Don't ignore Chaos testing!

In March this year, I left JPMorgan Chase to join Amazon Web Services. I was at JPMC for close to eight years and my last role there was to lead the product development & delivery of observability services. This included passive observability services for aggregating & alerting over operational metrics, events, logs, and traces; as well as active observability services like synthetic transaction testing & chaos engineering.

That last bit around chaos engineering was one of the more memorable, forward looking, leading edge, I-can’t-believe-a-bank-does-this, pieces of work that I’m especially proud of incubating & delivering. From that vantage point, I thought I’ll share a bit of my perspective on this field.

I’m not going to delve into explaining chaos engineering in this post. The principlesofchaos.org site does a great job of explaining the fundamentals in 10 minutes and is well worth a read. If you have more time, then consider watching this talk on chaos engineering that a colleague and I gave. It’s a great talk, I promise. 😊

One of the ideas we touch on in that talk is the distinction between chaos testing and chaos experimentation.

In essence:

Experimentation leads to learning new things about the system while testing validates our existing understanding of the system.

In a complex system, it’s very hard, if not impossible, to predict the behaviour of the system based purely on an inside out understanding of the system’s components and internal design1. Thus, we run chaos experiments with failure injection to understand how the system behaves under turbulent conditions. The results of these chaos experiments provide us with new knowledge about the system2.

On the other hand, chaos testing also involves failure injection but with the goal of validating that the currently known properties of the system (related to failure modes) haven’t changed. The properties are either known because they were a design goal (e.g. fallback to cache when source is unavailable) or were added to the system in response to a failure mode discovered through chaos experiments (e.g. circuit breakers).

I feel that in the chaos engineering community, chaos testing is sometimes given the short shrift.

Chaos testing is an important new tool to add to your arsenal of unit, integration, and performance tests. Chaos tests can be automated and added to your CI/CD pipeline as part of your regression test suite. In an enterprise and/or regulated context, automated chaos tests provide always available evidence of conformance to BCP standards.

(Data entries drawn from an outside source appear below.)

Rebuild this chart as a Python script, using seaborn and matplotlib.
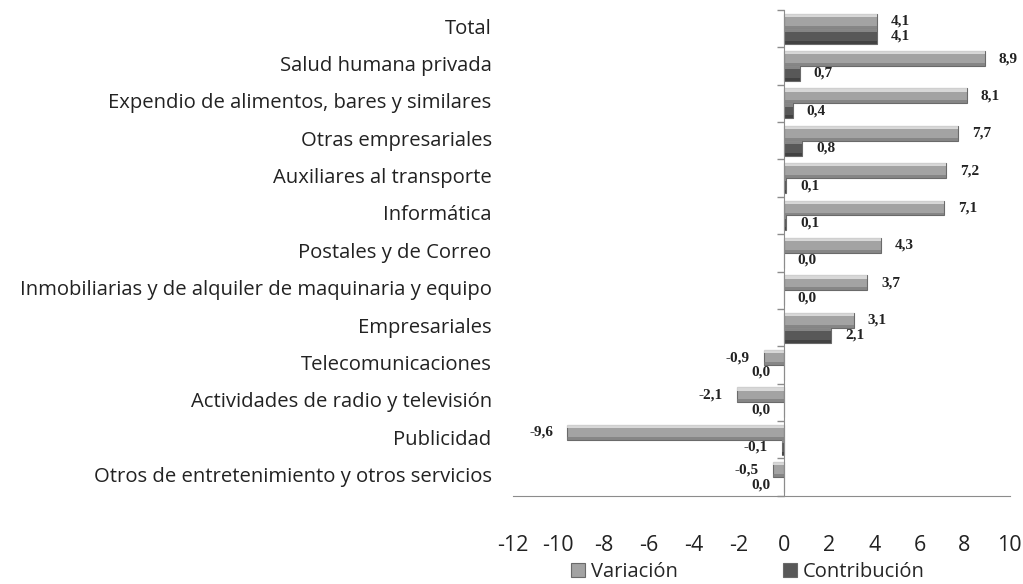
import numpy as np
import pandas as pd
import seaborn as sns
import matplotlib.pyplot as plt
from matplotlib.transforms import blended_transform_factory

# data
categorias = [
    'Total',
    'Salud humana privada',
    'Expendio de alimentos, bares y similares',
    'Otras empresariales',
    'Auxiliares al transporte',
    'Informática',
    'Postales y de Correo',
    'Inmobiliarias y de alquiler de maquinaria y equipo',
    'Empresariales',
    'Telecomunicaciones',
    'Actividades de radio y televisión',
    'Publicidad',
    'Otros de entretenimiento y otros servicios',
]
variacion = [4.1, 8.9, 8.1, 7.7, 7.2, 7.1, 4.3, 3.7, 3.1, -0.9, -2.1, -9.6, -0.5]
contribucion = [4.1, 0.7, 0.4, 0.8, 0.1, 0.1, 0.0, 0.0, 2.1, 0.0, 0.0, -0.1, 0.0]
series = ['Variación', 'Contribución']
xticks = list(range(-12, 11, 2))

df = pd.DataFrame({
    'categoria': categorias * 2,
    'valor': variacion + contribucion,
    'serie': [series[0]] * len(categorias) + [series[1]] * len(categorias),
})

sns.set_style('white')
plt.rcParams['font.family'] = ['Open Sans', 'DejaVu Sans']

fig = plt.figure(figsize=(10.23, 5.84), dpi=100)
ax = fig.add_axes([0.5015, 0.151, 0.4855, 0.832])

colores = {'Variación': '#a3a3a3', 'Contribución': '#585858'}
sns.barplot(data=df, y='categoria', x='valor', hue='serie', order=categorias,
            hue_order=series, palette=colores, orient='h', width=0.8,
            edgecolor='#6a6a6a', linewidth=0.8, ax=ax, legend=True)

# bevel look: light strip on top, darker strip at the bottom of each bar
for bar in list(ax.patches):
    x0, y0 = bar.get_x(), bar.get_y()
    w, h = bar.get_width(), bar.get_height()
    if w == 0 or h == 0:
        continue
    claro = bar.get_facecolor()[0] > 0.5
    hl = '#e2e2e2' if claro else '#8e8e8e'
    sh = '#7a7a7a' if claro else '#3a3a3a'
    z = bar.get_zorder() + 0.1
    ax.add_patch(plt.Rectangle((x0, y0), w, h * 0.22, facecolor=hl,
                               edgecolor='none', alpha=0.85, zorder=z))
    ax.add_patch(plt.Rectangle((x0, y0 + h * 0.8), w, h * 0.2, facecolor=sh,
                               edgecolor='none', alpha=0.7, zorder=z))

ax.set_xlim(-12, 10)
ax.set_ylim(len(categorias) - 0.5, -0.5)
ax.set_xticks(xticks)
ax.set_xticklabels([str(t) for t in xticks], fontsize=15.5, color='#222222')
ax.tick_params(axis='x', direction='out', length=6, width=1, color='#8c8c8c', pad=22)

# vertical axis sits on zero, labels stay on the left
ax.spines['left'].set_position(('data', 0))
for s in ['top', 'right']:
    ax.spines[s].set_visible(False)
ax.spines['left'].set_color('#8c8c8c')
ax.spines['bottom'].set_color('#8c8c8c')
ax.set_yticks(np.arange(len(categorias) + 1) - 0.5)
ax.set_yticklabels([])
ax.tick_params(axis='y', direction='out', length=5, width=1, color='#8c8c8c', left=True)
ax.set_xlabel('')
ax.set_ylabel('')

trans = blended_transform_factory(ax.transAxes, ax.transData)
for i, c in enumerate(categorias):
    ax.text(-0.043, i, c, transform=trans, ha='right', va='center',
            fontsize=14.6, color='#222222')

# value labels
off = 0.2
for i, (v, c) in enumerate(zip(variacion, contribucion)):
    lado = 1 if v >= 0 else -1
    for val, dy in [(v, -off), (c, off)]:
        txt = f'{val:.1f}'.replace('.', ',')
        ax.annotate(txt, (val if lado > 0 or val < 0 else 0, i + dy),
                    xytext=(10 * lado, 0), textcoords='offset points',
                    ha='left' if lado > 0 else 'right', va='center',
                    fontsize=11, family='Liberation Serif', fontweight='bold',
                    color='#222222')

handles, labels = ax.get_legend_handles_labels()
ax.legend(handles, labels, loc='lower center', bbox_to_anchor=(0.731, -0.028),
          bbox_transform=fig.transFigure, ncol=2, frameon=False, fontsize=14.5,
          handlelength=0.7, handleheight=0.7, handletextpad=0.3, columnspacing=5.2)

fig.savefig('out.png', dpi=100)
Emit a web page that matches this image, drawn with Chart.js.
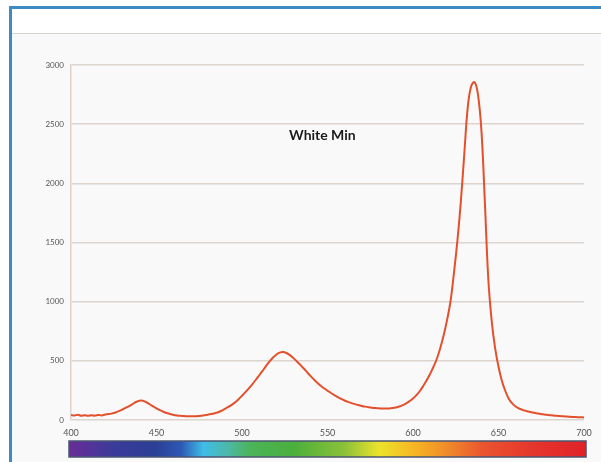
<!DOCTYPE html>
<html>
<head>
<meta charset="utf-8">
<script src="https://cdn.jsdelivr.net/npm/chart.js@4/dist/chart.umd.min.js"></script>
<style>
  html, body { margin: 0; padding: 0; background: #ffffff; }
  #frame { position: absolute; left: 9px; top: 6px; width: 592px; height: 456px;
           border-left: 3px solid #3b8cc5; border-top: 3px solid #3b8cc5; background: #ffffff; }
  #panel { position: absolute; left: 12px; top: 33px; width: 589px; height: 429px;
           border-top: 1px solid #d6d2ce; background: #f9f9f9; }
  #wrap { position: absolute; left: 0; top: 0; width: 601px; height: 462px; }
</style>
</head>
<body>
<div id="frame"></div>
<div id="panel"></div>
<div id="wrap"><canvas id="c" width="601" height="462"></canvas></div>
<script>
// Emission spectrum, 2 nm steps from 400 to 700 nm
const wavelengths = [];
for (let w = 400; w <= 700; w += 2) wavelengths.push(w);

const intensity = [
  42, 38, 44, 36, 41, 35, 40, 37, 43, 39,             // 400-418
  46, 50, 56, 64, 75, 88, 103, 118, 135, 152,         // 420-438
  163, 162, 150, 133, 115, 98, 83, 70, 59, 50,        // 440-458
  43, 38, 35, 33, 32, 31, 31, 33, 36, 41,             // 460-478
  45, 50, 57, 66, 78, 94, 110, 128, 150, 176,         // 480-498
  205, 236, 268, 302, 338, 376, 415, 455, 493, 526,   // 500-518
  552, 569, 574, 566, 548, 524, 497, 468, 437, 405,   // 520-538
  373, 343, 315, 290, 268, 248, 228, 210, 194, 179,   // 540-558
  165, 153, 143, 134, 126, 119, 113, 108, 104, 101,   // 560-578
  99, 97, 97, 98, 101, 106, 114, 125, 140, 160,       // 580-598
  182, 210, 245, 288, 335, 390, 450, 520, 610, 720,   // 600-618
  850, 1010, 1250, 1520, 1850, 2250, 2640, 2820, 2855, 2750, // 620-638
  2450, 1850, 1200, 840, 610, 450, 330, 245, 180, 140, // 640-658
  114, 97, 86, 77, 69, 63, 57, 52, 48, 44,            // 660-678
  41, 38, 35, 33, 31, 29, 27, 25, 24, 23,             // 680-698
  22                                                  // 700
];

const xTicks = [400, 450, 500, 550, 600, 650, 700];
const yTicks = [0, 500, 1000, 1500, 2000, 2500, 3000];
const chartTitle = 'White Min';

// visible spectrum colours for the strip under the axis
const spectrumStops = [
  [400, '#6a2c97'], [425, '#3b3a9a'], [450, '#2b3f96'], [465, '#2d58b5'],
  [478, '#3fbde8'], [492, '#4cb8a8'], [505, '#4cb45a'], [530, '#4aaf3c'],
  [560, '#8cc13a'], [580, '#ece32a'], [600, '#f6b624'], [620, '#ef8a2a'],
  [640, '#ea5530'], [670, '#e5352c'], [700, '#e02228']
];

const points = wavelengths.map((w, i) => ({ x: w, y: intensity[i] }));

const overlay = {
  id: 'overlay',
  afterDraw(chart) {
    const { ctx, chartArea, scales } = chart;
    const xs = scales.x;
    // spectrum strip
    const left = xs.getPixelForValue(400) - 2;
    const right = xs.getPixelForValue(700) + 2;
    const top = chartArea.bottom + 21, h = 16;
    const g = ctx.createLinearGradient(left, 0, right, 0);
    spectrumStops.forEach(([w, c]) => g.addColorStop((w - 400) / 300, c));
    ctx.save();
    ctx.fillStyle = g;
    ctx.fillRect(left, top, right - left, h);
    ctx.strokeStyle = '#4a5670';
    ctx.lineWidth = 1.5;
    ctx.strokeRect(left, top, right - left, h);
    // chart label inside the plot
    ctx.fillStyle = '#1a1a1a';
    ctx.font = 'bold 14px Lato, "Open Sans", sans-serif';
    ctx.textAlign = 'center';
    ctx.textBaseline = 'middle';
    ctx.fillText(chartTitle, xs.getPixelForValue(547), scales.y.getPixelForValue(2405));
    ctx.restore();
  }
};

new Chart(document.getElementById('c'), {
  type: 'line',
  data: {
    datasets: [{
      data: points,
      borderColor: '#e4502c',
      borderWidth: 2,
      pointRadius: 0,
      fill: false,
      tension: 0.4
    }]
  },
  options: {
    responsive: false,
    animation: false,
    events: [],
    layout: { padding: { left: 0, right: 17, top: 65, bottom: 0 } },
    plugins: { legend: { display: false }, tooltip: { enabled: false } },
    scales: {
      x: {
        type: 'linear',
        min: 400, max: 700,
        afterFit(s) { s.height = 42; },
        afterBuildTicks(s) { s.ticks = xTicks.map(v => ({ value: v })); },
        grid: { display: false, drawTicks: false },
        border: { display: false },
        ticks: { padding: 8, color: '#555', font: { family: 'Lato', size: 9 },
                 callback: v => String(v) }
      },
      y: {
        min: 0, max: 3000,
        afterFit(s) { s.width = 71; },
        afterBuildTicks(s) { s.ticks = yTicks.map(v => ({ value: v })); },
        grid: { color: '#dcd4ce', lineWidth: 1.5, drawTicks: false },
        border: { display: true, color: '#dcd4ce', width: 1.5 },
        ticks: { padding: 7, color: '#555', font: { family: 'Lato', size: 8 },
                 callback: v => String(v) }
      }
    }
  },
  plugins: [overlay]
});
</script>
</body>
</html>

While there’s immense value to be unlocked through chaos experimentation, you shouldn’t ignore chaos testing! After all, what good is the knowledge accrued from a chaos experiment if the next big feature release or refactoring leaves your system vulnerable to the same failure mode due to a regression?

Hence, your chaos engineering adoption journey must include both chaos experimentation and chaos testing.

The challenge adopters face today is that the tooling for automated chaos testing is still in infancy. While significant progress is being made by the likes of Chaos Toolkit, Verica, Gremlin, AWS, and others, I believe we are still at the beginning of this promising journey3. As a point of comparison, consider how pervasive unit testing is today. However, this wasn’t always the case. JUnit was created in 1997 and Kent Beck’s XP book came out in 1999. Evidently, it took decades for unit testing to become pervasive, requiring a combination of greater collective experience and better tooling.

We are in that same primordial state with chaos engineering and I’m convinced that we’ll see immense progress in the tooling landscape as well as our understanding of the field in the coming decade.


  1. Systems theory makes this explicit in that the internals of a system are incidental and what matters are the system’s inputs & outputs. 

  2. In fact, Chaos Engineering emerged because complex systems’ failure modes couldn’t be understood by traditional inside-out methods. 

  3. At JPMC, my team built our own internal chaos service because none of the tools met all of our needs.